In the copy, include every entry exactly but none of the images.

*Records with drawing code*:
□ □ □ □

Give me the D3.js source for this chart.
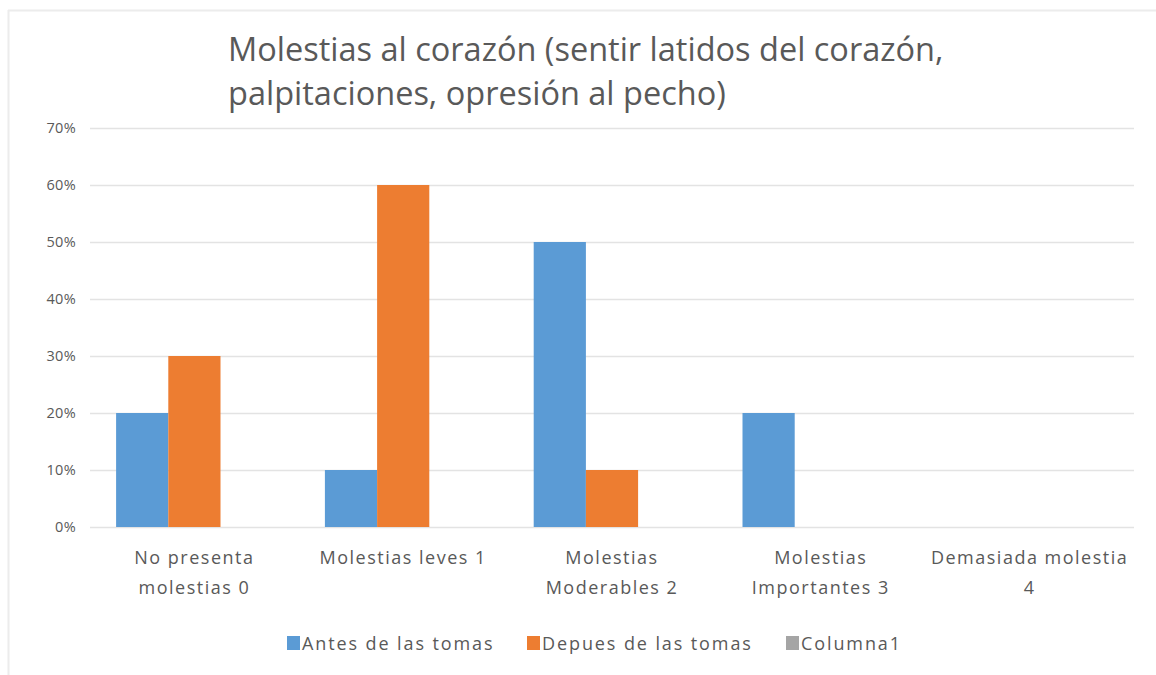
<!DOCTYPE html>
<html>
<head>
<meta charset="utf-8">
<script src="https://cdn.jsdelivr.net/npm/d3@7/dist/d3.min.js"></script>
<style>
 body{margin:0;background:#fff;}
 svg{display:block;font-family:"Open Sans",Calibri,sans-serif;}
</style>
</head>
<body>
<div id="chart"></div>
<script>
const categories=[['No presenta','molestias 0'],['Molestias leves 1'],['Molestias','Moderables 2'],['Molestias','Importantes 3'],['Demasiada molestia','4']];
const seriesNames=['Antes de las tomas','Depues de las tomas','Columna1'];
const antes=[0.20,0.10,0.50,0.20,0];
const despues=[0.30,0.60,0.10,0,0];
const columna1=[0,0,0,0,0];
const yTicks=[0,0.1,0.2,0.3,0.4,0.5,0.6,0.7];
const colors=['#5B9BD5','#ED7D31','#A5A5A5'];
const titleLines=['Molestias al corazón (sentir latidos del corazón,','palpitaciones, opresión al pecho)'];

(function(){
const W=1156,H=675,font='"Open Sans",Calibri,sans-serif';
const svg=d3.select('#chart').append('svg').attr('width',W).attr('height',H);
// chart frame (only top and left visible in the crop)
svg.append('line').attr('x1',8).attr('x2',W).attr('y1',10.5).attr('y2',10.5).attr('stroke','#ececec').attr('stroke-width',2);
svg.append('line').attr('x1',8.5).attr('x2',8.5).attr('y1',10).attr('y2',H).attr('stroke','#ececec').attr('stroke-width',2);

const pl=90,pr=1134,pt=128,pb=527;
const keys=categories.map((d,i)=>i);
const x0=d3.scaleBand().domain(keys).range([pl,pr]).padding(0);
const x1=d3.scaleBand().domain(seriesNames).range([0,x0.bandwidth()]).paddingInner(0).paddingOuter(0.5);
const y=d3.scaleLinear().domain([0,0.7]).range([pb,pt]);

// gridlines + y labels
const yAxis=d3.axisLeft(y).tickValues(yTicks).tickFormat(d3.format('.0%')).tickSize(-(pr-pl)).tickPadding(14);
const ga=svg.append('g').attr('transform',`translate(${pl},0)`).call(yAxis).attr('font-family',font);
ga.select('.domain').remove();
ga.selectAll('.tick line').attr('stroke','#e3e3e3').attr('stroke-width',1.5);
ga.selectAll('.tick text').attr('fill','#595959').style('font-size','14.5px').style('letter-spacing','0.3px');

// bars
const data=categories.map((c,i)=>({i,vals:[antes[i],despues[i],columna1[i]]}));
const grp=svg.append('g').selectAll('g').data(data).enter().append('g').attr('transform',d=>`translate(${x0(d.i)},0)`);
grp.selectAll('rect').data(d=>d.vals.map((v,k)=>({k,v}))).enter().append('rect')
 .attr('x',d=>x1(seriesNames[d.k])).attr('width',x1.bandwidth())
 .attr('y',d=>y(d.v)).attr('height',d=>pb-y(d.v)).attr('fill',d=>colors[d.k]);

// x labels
const xl=svg.append('g').selectAll('text').data(categories).enter().append('text')
 .attr('x',(d,i)=>x0(i)+x0.bandwidth()/2).attr('y',564).attr('text-anchor','middle')
 .attr('fill','#595959').style('font-size','18px').style('letter-spacing','1.5px');
xl.selectAll('tspan').data(d=>d).enter().append('tspan')
 .attr('x',function(){return this.parentNode.getAttribute('x');}).attr('dy',(d,i)=>i?30:0).text(d=>d);

// title
svg.append('g').selectAll('text').data(titleLines).enter().append('text')
 .attr('x',228).attr('y',(d,i)=>61+i*44).attr('fill','#595959').style('font-size','32.5px').text(d=>d);

// legend
const legX=[287,527,786];
const lg=svg.append('g').selectAll('g').data(seriesNames).enter().append('g').attr('transform',(d,i)=>`translate(${legX[i]},636)`);
lg.append('rect').attr('width',13).attr('height',14).attr('fill',(d,i)=>colors[i]);
lg.append('text').attr('x',15).attr('y',14).attr('fill','#595959').style('font-size','18px').style('letter-spacing','1.9px').text(d=>d);
})();
</script>
</body>
</html>
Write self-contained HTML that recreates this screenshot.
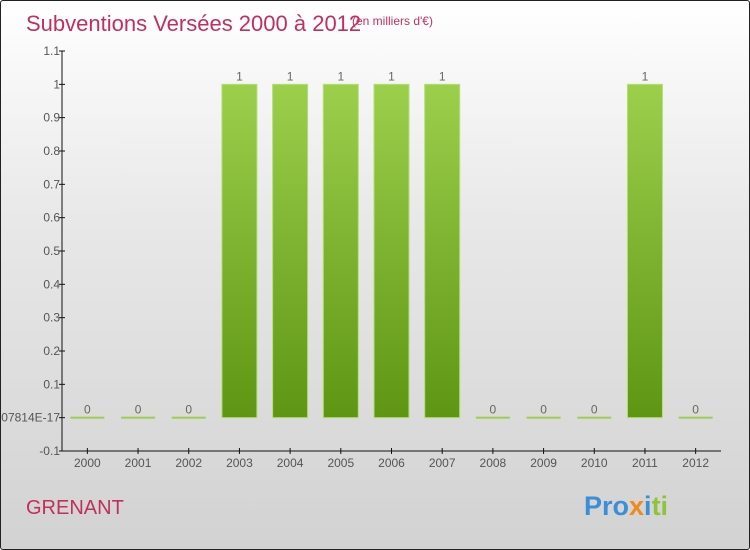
<!DOCTYPE html>
<html><head><meta charset="utf-8"><style>
body{margin:0;width:750px;height:550px;overflow:hidden;font-family:"Liberation Sans",sans-serif}
#c{position:absolute;left:0;top:0;width:748px;height:548px;border:1px solid #222;border-radius:3px;background:linear-gradient(#fff,#e8e8e8 40%,#d2d2d2);overflow:hidden}
</style></head><body>
<div id="c">
<svg id="s" width="750" height="550">
<defs><linearGradient id="g" x1="0" y1="0" x2="0" y2="1"><stop offset="0" stop-color="#9ccf4c"/><stop offset="1" stop-color="#5e9614"/></linearGradient></defs>
<text x="25" y="30" font-size="22" fill="#c0305c">Subventions Versées 2000 à 2012</text>
<text x="351" y="24" font-size="12" fill="#c0305c">(en milliers d'€)</text>
<text x="25" y="513" font-size="20" fill="#c0305c">GRENANT</text>
<text x="583" y="514" font-size="27" font-weight="bold"><tspan fill="#3a8fd8">Pro</tspan><tspan fill="#f08a1c">x</tspan><tspan fill="#3a8fd8">i</tspan><tspan fill="#8cc43c">ti</tspan></text>
<g id="plot"></g>
</svg></div>
<script>
const categories=["2000","2001","2002","2003","2004","2005","2006","2007","2008","2009","2010","2011","2012"];
const values=[0,0,0,1,1,1,1,1,0,0,0,1,0];
const tickValues=[1.1,1,0.9,0.8,0.7,0.6,0.5,0.4,0.3,0.2,0.1,0,-0.1];
const tickLabels=["1.1","1","0.9","0.8","0.7","0.6","0.5","0.4","0.3","0.2","0.1","-1.3877787807814E-17","-0.1"];
const NS="http://www.w3.org/2000/svg",g=document.getElementById('plot');
const x0=61,x1=720,yTop=50,yBot=450,vMin=-0.1,vMax=1.1;
const y=v=>yBot-(v-vMin)/(vMax-vMin)*(yBot-yTop);
const bw=(x1-x0)/categories.length;
const xc=i=>x0+bw*(i+0.5);
function el(t,a){const e=document.createElementNS(NS,t);for(const k in a)e.setAttribute(k,a[k]);g.appendChild(e);return e;}
let ax=el('line',{x1:x0,y1:yTop,x2:x0,y2:yBot,stroke:'#111'});


let bx=el('line',{x1:x0,y1:yBot,x2:x1,y2:yBot,stroke:'#111'});


tickValues.forEach((v,i)=>{
 const yy=y(v);
 el('line',{x1:x0-3,y1:yy,x2:x0+3,y2:yy,stroke:'#111'});
 const t=el('text',{x:x0-2,y:yy+4,'text-anchor':'end','font-size':12,fill:'#555'});
 t.textContent=tickLabels[i];
 
 
});
categories.forEach((c,i)=>{
 const cx=xc(i);
 el('line',{x1:cx,y1:yBot-3,x2:cx,y2:yBot+3,stroke:'#111'});
 const t=el('text',{x:cx,y:yBot+16,'text-anchor':'middle','font-size':12,fill:'#555'});
 t.textContent=c;
 
 
 const v=values[i],top=y(Math.max(v,0)),bot=y(Math.min(v,0));
 let b;
 if(v===0){b=el('rect',{x:cx-17,y:y(0)-1,width:34,height:2,fill:'#9ccf4c'});}
 else{b=el('rect',{x:cx-17.5,y:top,width:35,height:bot-top,fill:'url(#g)',stroke:'#b4de78','stroke-width':1});}
 
 
 const l=el('text',{x:cx,y:top-4,'text-anchor':'middle','font-size':12,fill:'#666'});
 l.textContent=String(v);
 
 
});
</script>
</body></html>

□ □ □ □

*Exercise solution*:
Give me the D3.js source for this chart.
<!DOCTYPE html>
<html>
<head>
<meta charset="utf-8">
<script src="https://cdn.jsdelivr.net/npm/d3@7/dist/d3.min.js"></script>
<style>
 body{margin:0;background:#fff;}
 svg{display:block;font-family:"Open Sans",Calibri,sans-serif;}
</style>
</head>
<body>
<div id="chart"></div>
<script>
const categories=[['No presenta','molestias 0'],['Molestias leves 1'],['Molestias','Moderables 2'],['Molestias','Importantes 3'],['Demasiada molestia','4']];
const seriesNames=['Antes de las tomas','Depues de las tomas','Columna1'];
const antes=[0.20,0.10,0.50,0.20,0];
const despues=[0.30,0.60,0.10,0,0];
const columna1=[0,0,0,0,0];
const yTicks=[0,0.1,0.2,0.3,0.4,0.5,0.6,0.7];
const colors=['#5B9BD5','#ED7D31','#A5A5A5'];
const titleLines=['Molestias al corazón (sentir latidos del corazón,','palpitaciones, opresión al pecho)'];

(function(){
const W=1156,H=675,font='"Open Sans",Calibri,sans-serif';
const svg=d3.select('#chart').append('svg').attr('width',W).attr('height',H);
// chart frame (only top and left visible in the crop)
svg.append('line').attr('x1',8).attr('x2',W).attr('y1',10.5).attr('y2',10.5).attr('stroke','#ececec').attr('stroke-width',2);
svg.append('line').attr('x1',8.5).attr('x2',8.5).attr('y1',10).attr('y2',H).attr('stroke','#ececec').attr('stroke-width',2);

const pl=90,pr=1134,pt=128,pb=527;
const keys=categories.map((d,i)=>i);
const x0=d3.scaleBand().domain(keys).range([pl,pr]).padding(0);
const x1=d3.scaleBand().domain(seriesNames).range([0,x0.bandwidth()]).paddingInner(0).paddingOuter(0.5);
const y=d3.scaleLinear().domain([0,0.7]).range([pb,pt]);

// gridlines + y labels
const yAxis=d3.axisLeft(y).tickValues(yTicks).tickFormat(d3.format('.0%')).tickSize(-(pr-pl)).tickPadding(14);
const ga=svg.append('g').attr('transform',`translate(${pl},0)`).call(yAxis).attr('font-family',font);
ga.select('.domain').remove();
ga.selectAll('.tick line').attr('stroke','#e3e3e3').attr('stroke-width',1.5);
ga.selectAll('.tick text').attr('fill','#595959').style('font-size','14.5px').style('letter-spacing','0.3px');

// bars
const data=categories.map((c,i)=>({i,vals:[antes[i],despues[i],columna1[i]]}));
const grp=svg.append('g').selectAll('g').data(data).enter().append('g').attr('transform',d=>`translate(${x0(d.i)},0)`);
grp.selectAll('rect').data(d=>d.vals.map((v,k)=>({k,v}))).enter().append('rect')
 .attr('x',d=>x1(seriesNames[d.k])).attr('width',x1.bandwidth())
 .attr('y',d=>y(d.v)).attr('height',d=>pb-y(d.v)).attr('fill',d=>colors[d.k]);

// x labels
const xl=svg.append('g').selectAll('text').data(categories).enter().append('text')
 .attr('x',(d,i)=>x0(i)+x0.bandwidth()/2).attr('y',564).attr('text-anchor','middle')
 .attr('fill','#595959').style('font-size','18px').style('letter-spacing','1.5px');
xl.selectAll('tspan').data(d=>d).enter().append('tspan')
 .attr('x',function(){return this.parentNode.getAttribute('x');}).attr('dy',(d,i)=>i?30:0).text(d=>d);

// title
svg.append('g').selectAll('text').data(titleLines).enter().append('text')
 .attr('x',228).attr('y',(d,i)=>61+i*44).attr('fill','#595959').style('font-size','32.5px').text(d=>d);

// legend
const legX=[287,527,786];
const lg=svg.append('g').selectAll('g').data(seriesNames).enter().append('g').attr('transform',(d,i)=>`translate(${legX[i]},636)`);
lg.append('rect').attr('width',13).attr('height',14).attr('fill',(d,i)=>colors[i]);
lg.append('text').attr('x',15).attr('y',14).attr('fill','#595959').style('font-size','18px').style('letter-spacing','1.9px').text(d=>d);
})();
</script>
</body>
</html>
Write self-contained HTML that recreates this screenshot.
<!DOCTYPE html>
<html><head><meta charset="utf-8"><style>
body{margin:0;width:750px;height:550px;overflow:hidden;font-family:"Liberation Sans",sans-serif}
#c{position:absolute;left:0;top:0;width:748px;height:548px;border:1px solid #222;border-radius:3px;background:linear-gradient(#fff,#e8e8e8 40%,#d2d2d2);overflow:hidden}
</style></head><body>
<div id="c">
<svg id="s" width="750" height="550">
<defs><linearGradient id="g" x1="0" y1="0" x2="0" y2="1"><stop offset="0" stop-color="#9ccf4c"/><stop offset="1" stop-color="#5e9614"/></linearGradient></defs>
<text x="25" y="30" font-size="22" fill="#c0305c">Subventions Versées 2000 à 2012</text>
<text x="351" y="24" font-size="12" fill="#c0305c">(en milliers d'€)</text>
<text x="25" y="513" font-size="20" fill="#c0305c">GRENANT</text>
<text x="583" y="514" font-size="27" font-weight="bold"><tspan fill="#3a8fd8">Pro</tspan><tspan fill="#f08a1c">x</tspan><tspan fill="#3a8fd8">i</tspan><tspan fill="#8cc43c">ti</tspan></text>
<g id="plot"></g>
</svg></div>
<script>
const categories=["2000","2001","2002","2003","2004","2005","2006","2007","2008","2009","2010","2011","2012"];
const values=[0,0,0,1,1,1,1,1,0,0,0,1,0];
const tickValues=[1.1,1,0.9,0.8,0.7,0.6,0.5,0.4,0.3,0.2,0.1,0,-0.1];
const tickLabels=["1.1","1","0.9","0.8","0.7","0.6","0.5","0.4","0.3","0.2","0.1","-1.3877787807814E-17","-0.1"];
const NS="http://www.w3.org/2000/svg",g=document.getElementById('plot');
const x0=61,x1=720,yTop=50,yBot=450,vMin=-0.1,vMax=1.1;
const y=v=>yBot-(v-vMin)/(vMax-vMin)*(yBot-yTop);
const bw=(x1-x0)/categories.length;
const xc=i=>x0+bw*(i+0.5);
function el(t,a){const e=document.createElementNS(NS,t);for(const k in a)e.setAttribute(k,a[k]);g.appendChild(e);return e;}
let ax=el('line',{x1:x0,y1:yTop,x2:x0,y2:yBot,stroke:'#111'});


let bx=el('line',{x1:x0,y1:yBot,x2:x1,y2:yBot,stroke:'#111'});


tickValues.forEach((v,i)=>{
 const yy=y(v);
 el('line',{x1:x0-3,y1:yy,x2:x0+3,y2:yy,stroke:'#111'});
 const t=el('text',{x:x0-2,y:yy+4,'text-anchor':'end','font-size':12,fill:'#555'});
 t.textContent=tickLabels[i];
 
 
});
categories.forEach((c,i)=>{
 const cx=xc(i);
 el('line',{x1:cx,y1:yBot-3,x2:cx,y2:yBot+3,stroke:'#111'});
 const t=el('text',{x:cx,y:yBot+16,'text-anchor':'middle','font-size':12,fill:'#555'});
 t.textContent=c;
 
 
 const v=values[i],top=y(Math.max(v,0)),bot=y(Math.min(v,0));
 let b;
 if(v===0){b=el('rect',{x:cx-17,y:y(0)-1,width:34,height:2,fill:'#9ccf4c'});}
 else{b=el('rect',{x:cx-17.5,y:top,width:35,height:bot-top,fill:'url(#g)',stroke:'#b4de78','stroke-width':1});}
 
 
 const l=el('text',{x:cx,y:top-4,'text-anchor':'middle','font-size':12,fill:'#666'});
 l.textContent=String(v);
 
 
});
</script>
</body></html>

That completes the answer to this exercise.